Enhancing Caption Accessibility through Simultaneous Multimodal Information: Visual-Tactile Captions

Raja S. Kushalnagar, Gary W. Behm, Joseph S. Stanislow, Vasu Gupta · 2014 · Proceedings of the 16th International ACM SIGACCESS Conference on Computers & Accessibility (ASSETS) · doi:10.1145/2661334.2661381

Summary

This paper addresses a fundamental limitation of captions (subtitles) for deaf and hard of hearing (DHH) viewers: captions force viewers to split attention between reading text at the bottom of the screen and watching the visual action, inevitably causing them to miss information. Research shows DHH viewers spend 84% of their time reading captions and less than 16% watching scenes, whereas hearing viewers spend close to 100% watching scenes while simultaneously processing audio. The problem is compounded for non-speech information (NSI) — sounds like phone rings, footsteps, or objects falling — which are difficult to represent in text, lack standardised caption formats, and require the viewer to both read the caption description and locate the source in the scene. The researchers from the National Technical Institute for the Deaf at RIT developed two enhancements. Tactile captions transform auditory NSI into vibrotactile patterns delivered through a wrist-worn vibration motor (tactor), preserving the temporal envelope of the original sound — for example, a doorbell's two-peak pattern is replicated as two pulses of vibration. This allows viewers to feel non-speech sounds while continuing to watch captions, leveraging the fact that tactile perception has excellent temporal resolution and minimal overlap with visual processing. Visual-tactile captions add a synchronous visual overlay on the NSI source in the scene (coloured wavy lines with width proportional to amplitude and length proportional to duration), pausing the video briefly to direct attention to the sound's location. The system uses a Windows laptop, mBed NXP 1768 microcontroller, and ROB-08449 vibration motor connected via Bluetooth, with a C# program that scans captions for bracketed NSI descriptions and triggers corresponding vibration patterns from a pre-built library.

Key findings

Two studies were conducted with DHH participants from NTID at RIT. A preliminary study with 27 participants (mean age 19.8) established the baseline problem: participants recalled on average only 4.73 of 7 NSI events and could describe only 3.87 of the items causing the sounds, confirming that standard captions inadequately convey non-speech information. The main experiment with 21 new DHH participants (mean age 19.5, all with hearing loss from birth) compared three conditions: regular captions, tactile captions, and visual-tactile captions. Visual-tactile captions were significantly preferred over regular captions on ease of use ratings (4.7 vs 4.2, p<.01), while tactile captions showed no significant difference from regular captions. For recall accuracy, tactile captions showed a 21.3% increase over regular captions in describing NSI events (p<.01), and visual-tactile captions showed a 30.9% increase (p<.01). The most dramatic improvement was in locating NSI sources within the scene: tactile captions yielded a 9.7% improvement over regular captions (p<.01), while visual-tactile captions yielded an 84.64% improvement (p<.01).

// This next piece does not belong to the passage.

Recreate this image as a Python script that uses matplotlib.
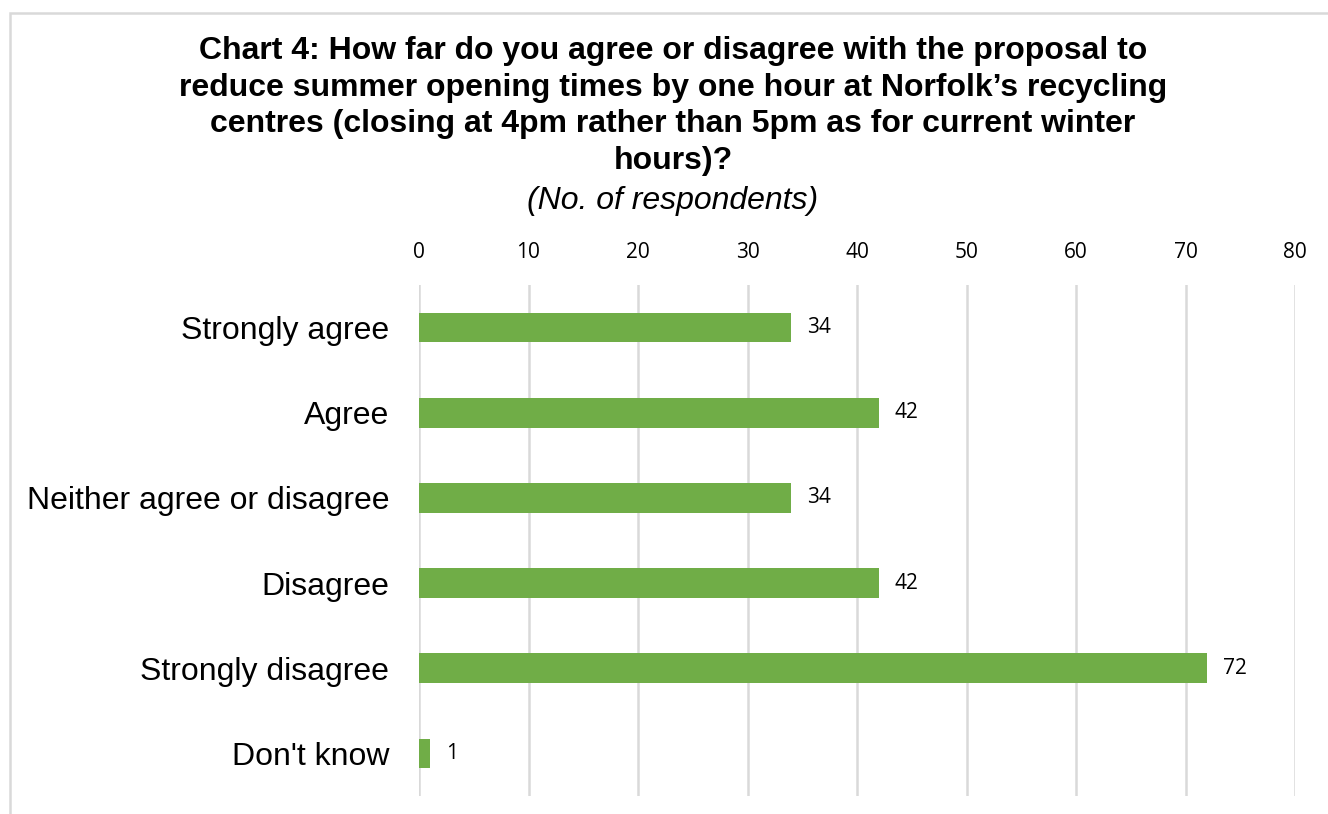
import matplotlib.pyplot as plt
from matplotlib.patches import Rectangle

categories = ["Strongly agree", "Agree", "Neither agree or disagree",
              "Disagree", "Strongly disagree", "Don't know"]
counts = [34, 42, 34, 42, 72, 1]
x_ticks = [0, 10, 20, 30, 40, 50, 60, 70, 80]

W, H = 1328, 814
fig = plt.figure(figsize=(W / 100, H / 100), dpi=100)

# outer chart frame (runs off the right and bottom edges)
fig.patches.append(Rectangle((10 / W, -0.05), 1.1, (H - 13) / H + 0.05,
                             transform=fig.transFigure, fill=False,
                             edgecolor="#d9d9d9", linewidth=1.8))

ax = fig.add_axes([419 / W, 1 - 796 / H, (1295 - 419) / W, (796 - 285) / H])

y = list(range(len(categories)))
ax.barh(y, counts, height=0.35, color="#70ad47", zorder=3)
for yi, v in zip(y, counts):
    ax.text(v + 1.45, yi, str(v), va="center", ha="left",
            fontsize=15, family="Open Sans", color="#000000")

ax.set_xlim(0, 80)
ax.set_ylim(len(categories) - 0.5, -0.5)
ax.set_xticks(x_ticks)
ax.xaxis.tick_top()
ax.tick_params(axis="x", length=0, pad=16, labelsize=15)
for lbl in ax.get_xticklabels():
    lbl.set_family("Open Sans")
ax.set_yticks(y)
ax.set_yticklabels(categories, fontsize=23, family="Liberation Sans")
ax.tick_params(axis="y", length=0, pad=21.5)
ax.grid(axis="x", color="#d9d9d9", linewidth=1.8, zorder=0)
for s in ax.spines.values():
    s.set_visible(False)

title_x = 673 / W
fig.text(title_x, 1 - 106 / H,
         "Chart 4: How far do you agree or disagree with the proposal to\n"
         "reduce summer opening times by one hour at Norfolk\u2019s recycling\n"
         "centres (closing at 4pm rather than 5pm as for current winter\n"
         "hours)?",
         ha="center", va="center", fontsize=23, fontweight="bold",
         family="Liberation Sans", linespacing=1.3)
fig.text(title_x, 1 - 201 / H, "(No. of respondents)", ha="center", va="center",
         fontsize=23, style="italic", family="Liberation Sans")

fig.savefig("out.png", dpi=100)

Notably, none of the visual-tactile caption users and only three of the tactile caption users showed decreased scores compared to baseline, indicating reliable benefits. Participants appreciated being able to feel sounds directly rather than reading abstract descriptions, with one noting: "Tactile captions let me feel the doorbell rather than just looking at the description: doorbell ringing." Some found tactile-only feedback distracting without the visual anchor, as they could not always connect the vibration to the scene content.

Relevance

This research challenges the implicit assumption that captions are a solved accessibility problem for DHH viewers. While mandated captioning (required in the US since 1991 under the ADA) has dramatically improved media access, the visual-only nature of captions creates an inherent attention-splitting problem that hearing viewers never experience. The paper makes a compelling case that the original audio-visual simultaneity of film should be preserved in the accessible version — and since DHH viewers cannot use audio, tactile feedback offers a viable second channel. For accessibility practitioners working on video and multimedia, the findings highlight specific deficiencies in how non-speech information is currently captioned: lack of standardised descriptions, inability to convey duration or intensity, and no indication of sound source location. The visual-tactile approach — briefly pausing to visually highlight the NSI source while simultaneously providing tactile feedback — produced the strongest results and represents a model for future enhanced captioning systems. As wearable haptic devices become more common (smartwatches, haptic wristbands), the technical barrier to deploying tactile captions has decreased significantly since this 2014 study. The paper also provides a fascinating historical perspective, tracing accessible cinema from silent films (which were inherently accessible to deaf viewers) through intertitles, talkies, and modern captions.

Tags: captioning · deaf and hard of hearing · haptic feedback · multimodal interaction · non-speech information · sensory substitution · multimedia accessibility

Standards referenced: ADA